- Work instructions -
Determine the number of lines in the data that include the word "with", and write only that number.

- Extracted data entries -
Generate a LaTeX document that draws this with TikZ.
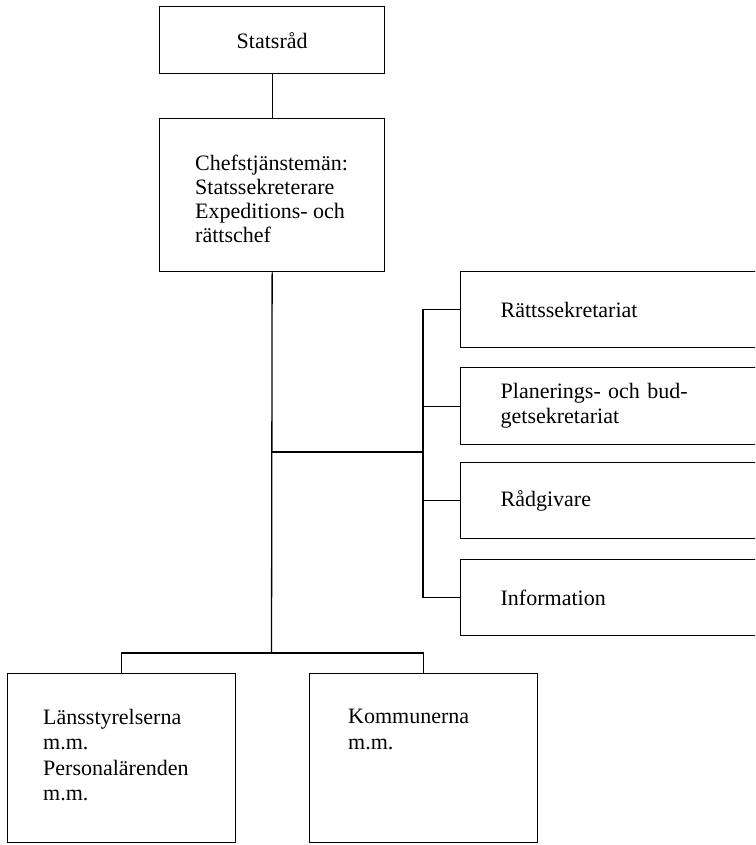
\documentclass[tikz,border=0pt]{standalone}
\usepackage{fontspec}
\setmainfont{Liberation Serif}
\begin{document}
\begin{tikzpicture}[x=1pt,y=-1pt,
  box/.style={draw, line width=1.3pt, inner sep=0pt, anchor=north west},
  rbox/.style={box, minimum width=300pt, text width=220pt, inner xsep=40pt, inner ysep=0pt, align=left, font=\fontsize{22}{25}\selectfont},
  txt/.style={inner sep=0pt, anchor=north west, align=left, font=\fontsize{22}{24}\selectfont},
  conn/.style={line width=1.3pt}]
\useasboundingbox (0,0) rectangle (755,845);
\clip (0,0) rectangle (755,845);
% top
\node[box, minimum width=225pt, minimum height=67pt, font=\fontsize{22}{24}\selectfont] (s) at (159,6) {Statsråd};
\node[box, minimum width=225pt, minimum height=153pt] (c) at (159,118) {};
\node[txt] (ct) at (195,155) {Chefstjänstemän:\\Statssekreterare\\Expeditions- och\\rättschef};
% right column
\node[rbox, minimum height=76pt] (r1) at (460,271) {Rättssekretariat};
\node[rbox, minimum height=77pt] (r2) at (460,367) {Planerings- och bud-\\getsekretariat};
\node[rbox, minimum height=76pt] (r3) at (460,462) {Rådgivare};
\node[rbox, minimum height=76pt] (r4) at (460,559) {Information};
% bottom
\node[box, minimum width=228pt, minimum height=169pt] (b1) at (7,673) {};
\node[txt, font=\fontsize{22}{25.5}\selectfont] (b1t) at (43,709) {Länsstyrelserna\\m.m.\\Personalärenden\\m.m.};
\node[box, minimum width=228pt, minimum height=169pt] (b2) at (309,673) {};
\node[txt, font=\fontsize{22}{25.5}\selectfont] (b2t) at (348,709) {Kommunerna\\m.m.};
% junctions
\coordinate (j1) at (271.5,452);
\coordinate (j2) at (271.5,653);
\coordinate (bk) at (423,452);
% connectors
\draw[conn] (s) -- (c);
\draw[conn] (c.south) -- (j2);
\draw[conn] (j1) -- (bk);
\draw[conn] (r1.west) -| (bk |- r4.west) -- (r4.west);
\draw[conn] (r2.west) -- (r2.west -| bk);
\draw[conn] (r3.west) -- (r3.west -| bk);
\draw[conn] (b1.north) |- (j2) -| (b2.north);
\end{tikzpicture}
\end{document}
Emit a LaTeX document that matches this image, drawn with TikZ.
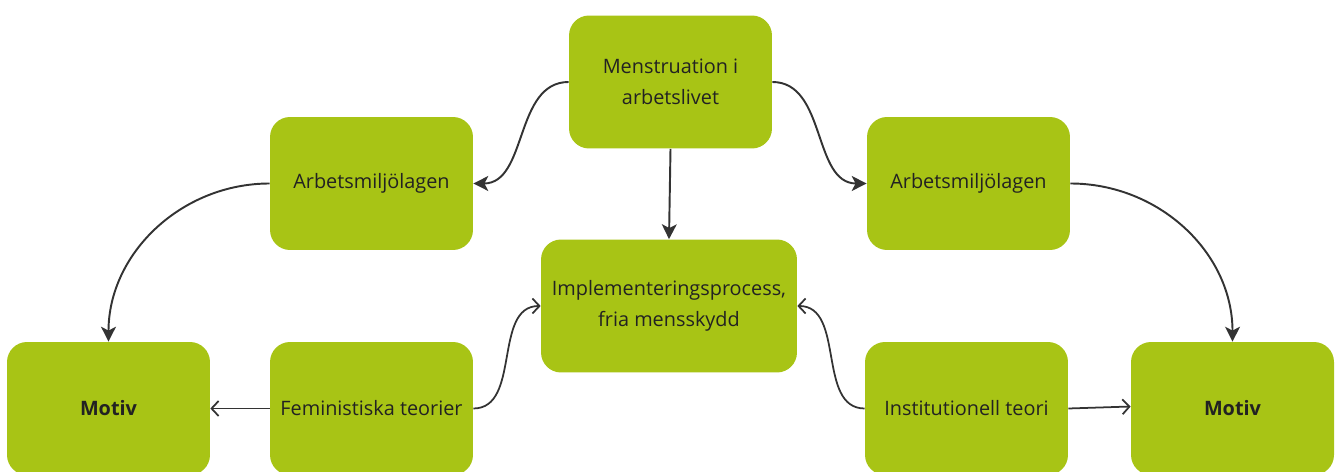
\documentclass[tikz,border=0pt]{standalone}
\usepackage{fontspec}
\setmainfont{Open Sans}
\usepackage{tikz}
\usetikzlibrary{arrows.meta}
\definecolor{boxgreen}{RGB}{168,196,21}
\definecolor{linegray}{RGB}{51,51,51}
\definecolor{textgray}{RGB}{34,34,34}

\begin{document}
\begin{tikzpicture}[x=0.02cm, y=-0.02cm,
	box/.style={fill=boxgreen, rounded corners=0.4cm, minimum width=4.06cm, minimum height=2.66cm,
		align=center, text=textgray, font=\fontsize{11.3}{17.8}\selectfont},
	fat/.style={draw=linegray, line width=1.1pt, -{Stealth[length=8.5pt,width=8.5pt,inset=2.2pt]}},
	thin/.style={draw=linegray, line width=1pt, -{Straight Barb[length=4pt,width=8.5pt]}}]
	\clip (0,0) rectangle (1338,472);
	
	% ===================== Kästchen =====================
	\node[box] (mens) at (670.5,82) {Menstruation i\\arbetslivet};
	\node[box] (amlL) at (371.5,183.5) {Arbetsmiljölagen};
	\node[box] (amlR) at (968.5,183.5) {Arbetsmiljölagen};
	\node[box, minimum width=5.12cm] (impl) at (669,306) {Implementeringsprocess,\\fria mensskydd};
	\node[box] (motivL) at (108.5,408.5) {\bfseries Motiv};
	\node[box] (fem) at (371.5,408.5) {Feministiska teorier};
	\node[box] (inst) at (966.5,408.5) {Institutionell teori};
	\node[box] (motivR) at (1232.5,408.5) {\bfseries Motiv};
	
	% ===================== Pilar =====================
	\draw[fat] (mens.west) to[out=180, in=0] (amlL.east);
	\draw[fat] (mens.east) to[out=0, in=180] (amlR.west);
	\draw[fat] (mens.south) to (impl.north);
	\draw[fat] (amlL.west) to[out=180, in=90] (motivL.north);
	\draw[fat] (amlR.east) to[out=0, in=90] (motivR.north);
	
	\draw[thin] (fem.west) to (motivL.east);
	\draw[thin] (fem.east) to[out=0, in=180] (impl.west);
	\draw[thin] (inst.west) to[out=180, in=0] (impl.east);
	\draw[thin] (inst.east) to ([yshift=0.04cm]motivR.west);
\end{tikzpicture}
\end{document}
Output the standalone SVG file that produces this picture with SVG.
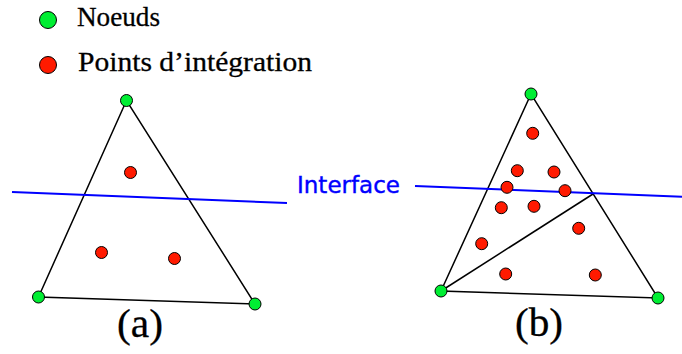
<svg xmlns="http://www.w3.org/2000/svg" width="682" height="354" viewBox="0 0 682 354">
<style>
.edge{stroke:#000;stroke-width:1.5;fill:none}
.iface{stroke:#0000ff;stroke-width:2;fill:none}
.node{fill:#00ee33;stroke:#000;stroke-width:1}
.ip{fill:#ff1a00;stroke:#000;stroke-width:1}
.lbl{font-family:"Liberation Serif","Times New Roman",serif;fill:#000;stroke:#000;stroke-width:0.3}
.itxt{font-family:"DejaVu Sans",sans-serif;fill:#0000ff;font-size:23px;stroke:#0000ff;stroke-width:0.4}
</style>
<rect width="682" height="354" fill="#fff"/>
<g id="legend">
  <circle class="node" cx="48" cy="20" r="8.5"/>
  <text class="lbl" x="77" y="26" font-size="28" textLength="83" lengthAdjust="spacingAndGlyphs">Noeuds</text>
  <circle class="ip" cx="48" cy="65" r="8.5"/>
  <text class="lbl" x="78" y="71" font-size="28" textLength="234" lengthAdjust="spacingAndGlyphs">Points d’intégration</text>
</g>
<g id="connectors">
  <polygon class="edge" points="126.5,100.5 38.5,297 255,304"/>
  <line class="iface" x1="12" y1="192" x2="287" y2="203"/>
  <polygon class="edge" points="531,94 441,291 658,298"/>
  <line class="edge" x1="441" y1="291" x2="593" y2="194"/>
  <line class="iface" x1="415" y1="186" x2="682" y2="196.7"/>
</g>
<g id="element-a">
  <circle class="ip" cx="130.5" cy="172.5" r="6"/>
  <circle class="ip" cx="101.5" cy="252.5" r="6"/>
  <circle class="ip" cx="174.5" cy="258.5" r="6"/>
  <circle class="node" cx="126.5" cy="100.5" r="6"/>
  <circle class="node" cx="38.5" cy="297" r="6"/>
  <circle class="node" cx="255" cy="304" r="6"/>
  <text class="lbl" x="140" y="337" font-size="40" text-anchor="middle" textLength="46" lengthAdjust="spacingAndGlyphs">(a)</text>
</g>
<g id="element-b">
  <circle class="ip" cx="532.7" cy="133.3" r="6"/>
  <circle class="ip" cx="517.3" cy="170.7" r="6"/>
  <circle class="ip" cx="554" cy="172" r="6"/>
  <circle class="ip" cx="507" cy="187.3" r="6"/>
  <circle class="ip" cx="565" cy="190.7" r="6"/>
  <circle class="ip" cx="501.3" cy="207.7" r="6"/>
  <circle class="ip" cx="534" cy="206.3" r="6"/>
  <circle class="ip" cx="578.7" cy="228.3" r="6"/>
  <circle class="ip" cx="481.7" cy="243.7" r="6"/>
  <circle class="ip" cx="505.7" cy="274" r="6"/>
  <circle class="ip" cx="595.3" cy="275" r="6"/>
  <circle class="node" cx="531" cy="94" r="6"/>
  <circle class="node" cx="441" cy="291" r="6"/>
  <circle class="node" cx="658" cy="298" r="6"/>
  <text class="lbl" x="539" y="336" font-size="40" text-anchor="middle" textLength="48" lengthAdjust="spacingAndGlyphs">(b)</text>
</g>
<g id="interface-label">
  <text class="itxt" x="297" y="193.3" textLength="103" lengthAdjust="spacingAndGlyphs">Interface</text>
</g>
</svg>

- Result for this exercise -
3